Apart from tie tension T, payload radial velocity V, and radial acceleration A, this applet also shows the transverse backward-pushing Coriolis forces exerted along the length of the tower. These forces are not calculated using the formula Fc = 2 . m . w . v, but instead the discarded calculated tangential velocities are recovered and used to calculate tangential acceleration and the tangential Coriolis forces along the length of the siphon. These are, as might be expected, more or less constant along its length. The reason that Coriolis forces fall at the top is because mass is being lost at this point.
One puzzling feature that emerges is that there is a slight decceleration along the length of a rising siphon. No explanation is offered for this. The decceleration appears immediately the simulation starts and remains thereafter, and so would appear to be inherent in the simulation.
The simulation also shows the brake power output, which is given by T . V, where T is the tension in the lowest tie, and V the tie feed rate.

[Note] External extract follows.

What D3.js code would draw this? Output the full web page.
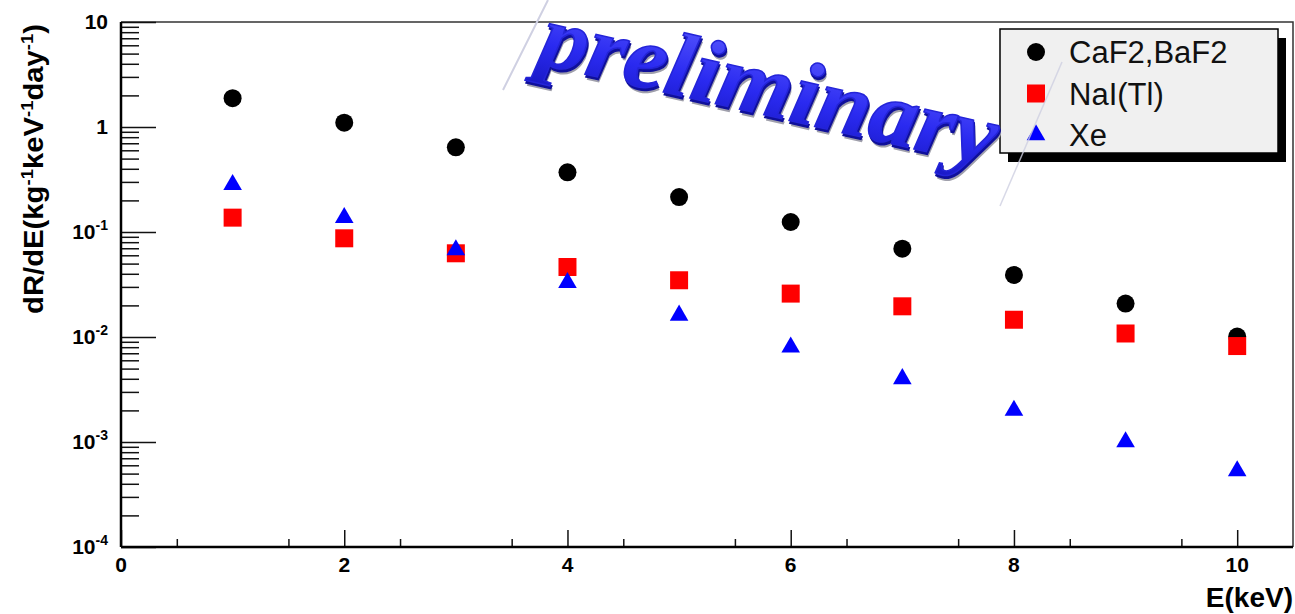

The smooth siphon simulation model is of a rigid radial siphon. Further numerical simulations indicate that if a non-rigid siphon is constrained to very slow acceleration up to full speed, the mass chain will deflect back from radial against the direction of rotation, but will continue to raise masses. However, it appears that the heavier the masses, and the higher the radial speed, the greater the deflection. So such non-rigid siphons appear to have a restricted mass flow.